● What the exercise asks
Below is a listing; print exactly its lines from the one containing "Convert this chart to matplotlib code." down to the one containing "n_bins = 125", both inclusive, with every picture left out.

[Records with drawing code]
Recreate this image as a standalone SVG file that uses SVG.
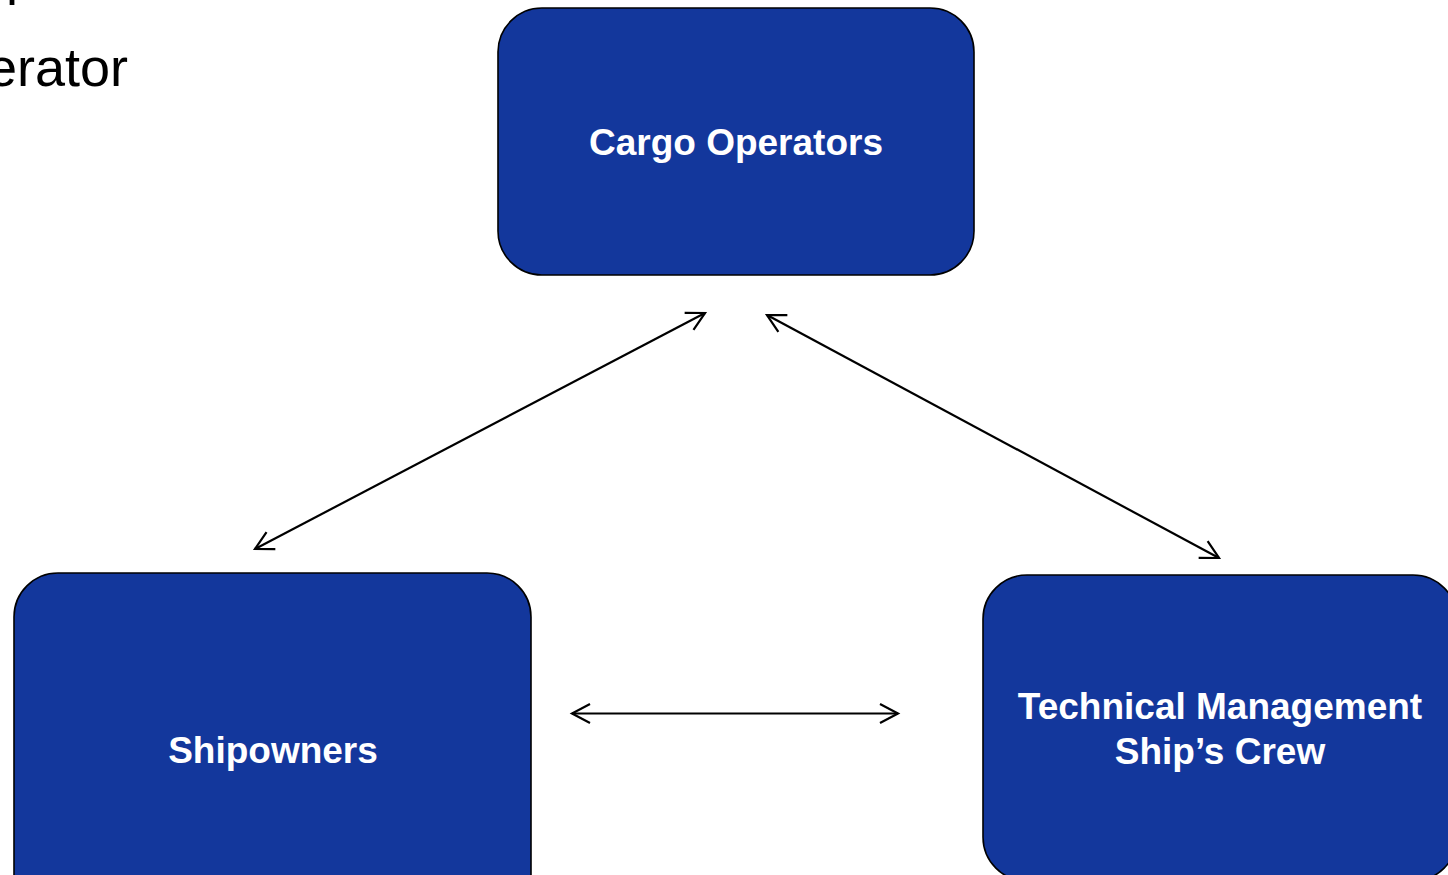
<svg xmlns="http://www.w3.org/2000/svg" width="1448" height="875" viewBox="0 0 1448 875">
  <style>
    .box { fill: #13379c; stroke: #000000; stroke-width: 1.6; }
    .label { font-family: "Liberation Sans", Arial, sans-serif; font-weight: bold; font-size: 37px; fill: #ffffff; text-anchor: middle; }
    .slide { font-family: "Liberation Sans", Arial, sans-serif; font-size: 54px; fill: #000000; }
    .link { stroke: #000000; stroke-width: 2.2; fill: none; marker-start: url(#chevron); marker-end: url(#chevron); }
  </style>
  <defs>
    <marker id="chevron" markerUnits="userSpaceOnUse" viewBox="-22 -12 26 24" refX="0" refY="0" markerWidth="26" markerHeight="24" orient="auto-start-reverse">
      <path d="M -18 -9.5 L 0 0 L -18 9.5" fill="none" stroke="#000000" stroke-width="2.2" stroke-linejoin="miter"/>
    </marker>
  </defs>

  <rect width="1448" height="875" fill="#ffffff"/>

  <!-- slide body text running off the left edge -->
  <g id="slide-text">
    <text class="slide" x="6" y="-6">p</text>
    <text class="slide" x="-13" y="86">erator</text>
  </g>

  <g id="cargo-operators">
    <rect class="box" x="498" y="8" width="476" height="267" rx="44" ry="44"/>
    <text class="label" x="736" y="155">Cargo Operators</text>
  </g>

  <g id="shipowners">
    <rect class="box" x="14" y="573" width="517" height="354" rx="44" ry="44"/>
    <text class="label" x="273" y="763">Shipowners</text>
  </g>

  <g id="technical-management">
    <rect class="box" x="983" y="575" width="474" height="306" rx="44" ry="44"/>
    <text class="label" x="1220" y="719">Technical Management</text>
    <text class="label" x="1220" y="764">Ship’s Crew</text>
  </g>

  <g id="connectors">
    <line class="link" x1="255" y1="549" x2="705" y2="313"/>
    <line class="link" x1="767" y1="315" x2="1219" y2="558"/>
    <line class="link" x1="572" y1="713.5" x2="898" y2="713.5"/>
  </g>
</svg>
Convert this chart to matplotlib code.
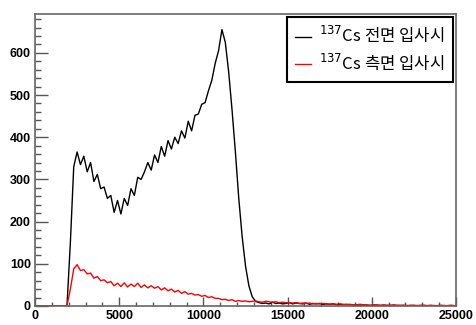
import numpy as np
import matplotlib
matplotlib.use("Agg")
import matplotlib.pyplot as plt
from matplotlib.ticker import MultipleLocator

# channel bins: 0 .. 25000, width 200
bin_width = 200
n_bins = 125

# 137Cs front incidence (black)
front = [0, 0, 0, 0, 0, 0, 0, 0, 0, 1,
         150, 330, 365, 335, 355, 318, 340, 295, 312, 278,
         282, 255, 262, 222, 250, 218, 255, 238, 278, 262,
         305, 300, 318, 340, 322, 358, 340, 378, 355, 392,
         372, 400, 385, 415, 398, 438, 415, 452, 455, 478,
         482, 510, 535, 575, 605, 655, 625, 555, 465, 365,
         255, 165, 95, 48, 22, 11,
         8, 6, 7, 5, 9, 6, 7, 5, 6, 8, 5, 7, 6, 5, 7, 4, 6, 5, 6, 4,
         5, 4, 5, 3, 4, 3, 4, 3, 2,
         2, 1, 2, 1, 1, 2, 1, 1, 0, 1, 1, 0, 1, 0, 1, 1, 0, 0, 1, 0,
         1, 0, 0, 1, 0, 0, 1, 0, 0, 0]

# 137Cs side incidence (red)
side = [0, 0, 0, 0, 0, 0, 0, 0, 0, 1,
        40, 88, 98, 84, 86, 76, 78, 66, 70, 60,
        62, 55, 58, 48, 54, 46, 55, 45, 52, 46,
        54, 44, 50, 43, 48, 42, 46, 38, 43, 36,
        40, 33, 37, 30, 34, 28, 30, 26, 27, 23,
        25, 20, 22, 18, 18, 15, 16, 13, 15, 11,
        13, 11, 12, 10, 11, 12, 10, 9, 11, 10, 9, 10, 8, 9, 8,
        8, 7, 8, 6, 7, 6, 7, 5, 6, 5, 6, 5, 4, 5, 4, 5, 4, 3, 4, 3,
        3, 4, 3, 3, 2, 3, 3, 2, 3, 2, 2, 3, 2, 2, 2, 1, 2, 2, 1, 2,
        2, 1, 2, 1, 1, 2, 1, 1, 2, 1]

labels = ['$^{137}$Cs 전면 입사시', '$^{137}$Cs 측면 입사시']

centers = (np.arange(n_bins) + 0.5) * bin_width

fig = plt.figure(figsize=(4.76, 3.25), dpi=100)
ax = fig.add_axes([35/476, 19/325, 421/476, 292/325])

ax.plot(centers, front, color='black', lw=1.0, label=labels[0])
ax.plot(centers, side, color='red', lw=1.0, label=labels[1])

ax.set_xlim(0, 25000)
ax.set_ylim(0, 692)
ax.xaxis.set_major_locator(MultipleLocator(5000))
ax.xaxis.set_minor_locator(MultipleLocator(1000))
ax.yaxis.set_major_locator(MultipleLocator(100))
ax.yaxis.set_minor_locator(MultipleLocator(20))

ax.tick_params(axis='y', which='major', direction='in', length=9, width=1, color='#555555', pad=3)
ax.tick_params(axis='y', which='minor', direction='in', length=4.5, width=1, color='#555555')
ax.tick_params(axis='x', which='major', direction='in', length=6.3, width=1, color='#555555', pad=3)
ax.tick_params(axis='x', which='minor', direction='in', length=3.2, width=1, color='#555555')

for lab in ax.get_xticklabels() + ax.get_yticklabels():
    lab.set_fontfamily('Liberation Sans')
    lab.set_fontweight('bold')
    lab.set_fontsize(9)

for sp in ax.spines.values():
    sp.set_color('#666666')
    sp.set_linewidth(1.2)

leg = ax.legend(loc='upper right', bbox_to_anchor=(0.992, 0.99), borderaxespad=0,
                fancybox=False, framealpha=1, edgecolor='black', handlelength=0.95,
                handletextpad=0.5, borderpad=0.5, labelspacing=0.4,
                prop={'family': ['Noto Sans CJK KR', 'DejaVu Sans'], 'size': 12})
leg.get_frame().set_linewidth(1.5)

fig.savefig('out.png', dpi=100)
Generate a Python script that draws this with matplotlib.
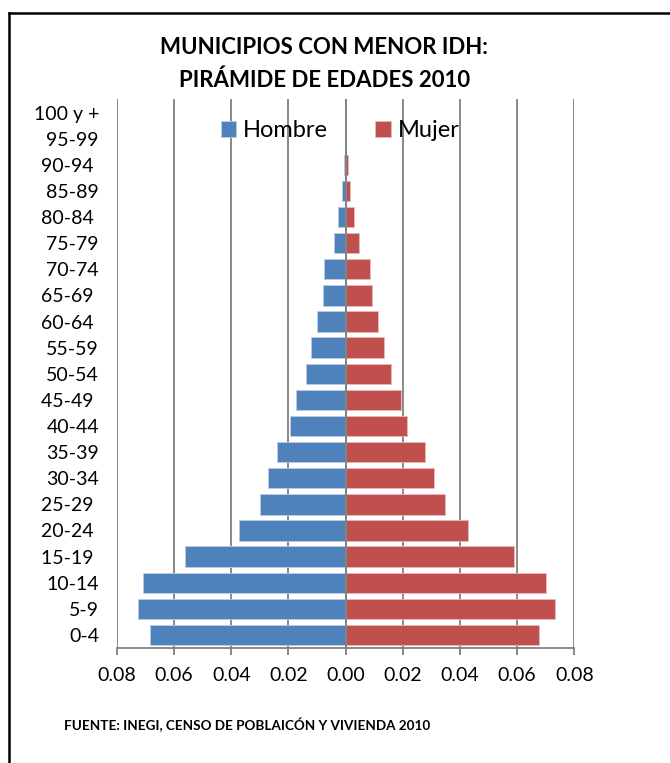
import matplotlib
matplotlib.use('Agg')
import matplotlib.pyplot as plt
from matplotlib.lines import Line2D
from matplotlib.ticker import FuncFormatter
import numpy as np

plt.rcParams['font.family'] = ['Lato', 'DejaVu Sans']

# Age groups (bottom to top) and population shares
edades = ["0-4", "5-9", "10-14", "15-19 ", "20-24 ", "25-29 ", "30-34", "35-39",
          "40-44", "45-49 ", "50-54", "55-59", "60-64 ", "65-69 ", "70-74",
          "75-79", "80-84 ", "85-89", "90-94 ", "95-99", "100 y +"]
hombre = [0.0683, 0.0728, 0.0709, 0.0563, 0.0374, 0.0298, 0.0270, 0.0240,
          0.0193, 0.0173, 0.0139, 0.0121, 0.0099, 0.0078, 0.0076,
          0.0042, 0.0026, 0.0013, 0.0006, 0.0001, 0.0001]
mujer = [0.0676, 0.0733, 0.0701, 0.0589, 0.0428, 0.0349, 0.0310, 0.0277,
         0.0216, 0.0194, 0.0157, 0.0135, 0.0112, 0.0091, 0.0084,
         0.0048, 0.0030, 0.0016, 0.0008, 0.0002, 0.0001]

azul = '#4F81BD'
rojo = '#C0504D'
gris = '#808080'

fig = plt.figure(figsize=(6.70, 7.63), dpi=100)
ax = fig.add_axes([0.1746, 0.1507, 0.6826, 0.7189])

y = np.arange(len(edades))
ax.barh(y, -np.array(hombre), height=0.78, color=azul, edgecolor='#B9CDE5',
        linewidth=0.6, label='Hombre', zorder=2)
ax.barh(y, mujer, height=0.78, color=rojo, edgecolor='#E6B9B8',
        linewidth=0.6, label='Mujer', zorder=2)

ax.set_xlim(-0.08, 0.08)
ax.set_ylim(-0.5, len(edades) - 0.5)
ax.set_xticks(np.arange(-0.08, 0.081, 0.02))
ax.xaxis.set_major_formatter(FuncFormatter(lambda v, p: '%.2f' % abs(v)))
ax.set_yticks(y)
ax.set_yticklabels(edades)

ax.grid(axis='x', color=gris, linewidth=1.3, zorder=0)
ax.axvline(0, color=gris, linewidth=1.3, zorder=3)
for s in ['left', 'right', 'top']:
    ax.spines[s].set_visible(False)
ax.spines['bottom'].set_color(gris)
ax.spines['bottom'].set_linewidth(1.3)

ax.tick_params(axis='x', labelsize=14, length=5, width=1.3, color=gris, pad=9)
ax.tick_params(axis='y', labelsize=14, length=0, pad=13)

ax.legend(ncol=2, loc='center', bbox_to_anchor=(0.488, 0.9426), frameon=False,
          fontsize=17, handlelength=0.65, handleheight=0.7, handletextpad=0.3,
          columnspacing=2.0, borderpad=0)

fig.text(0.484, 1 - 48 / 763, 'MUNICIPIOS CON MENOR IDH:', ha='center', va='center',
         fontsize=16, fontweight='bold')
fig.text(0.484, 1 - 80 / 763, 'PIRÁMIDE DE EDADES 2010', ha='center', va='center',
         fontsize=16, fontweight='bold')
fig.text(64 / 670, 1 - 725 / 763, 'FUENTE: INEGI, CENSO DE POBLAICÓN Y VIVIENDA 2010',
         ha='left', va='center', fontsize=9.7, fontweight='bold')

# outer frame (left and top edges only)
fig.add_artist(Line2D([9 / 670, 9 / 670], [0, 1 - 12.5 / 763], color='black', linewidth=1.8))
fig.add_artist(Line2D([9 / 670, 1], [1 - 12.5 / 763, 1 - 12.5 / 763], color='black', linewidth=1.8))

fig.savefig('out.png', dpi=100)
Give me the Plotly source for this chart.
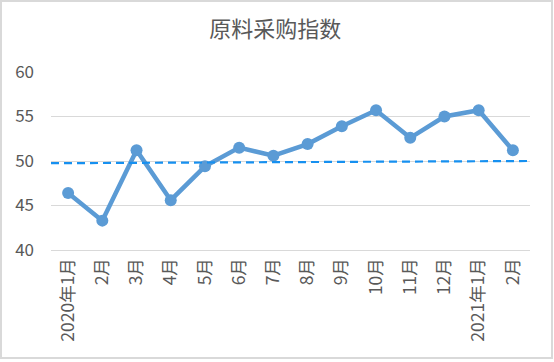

● The response
Convert this chart to matplotlib code.
import numpy as np
import matplotlib
matplotlib.use("Agg")
import matplotlib.pyplot as plt
from matplotlib.ticker import MultipleLocator

# channel bins: 0 .. 25000, width 200
bin_width = 200
n_bins = 125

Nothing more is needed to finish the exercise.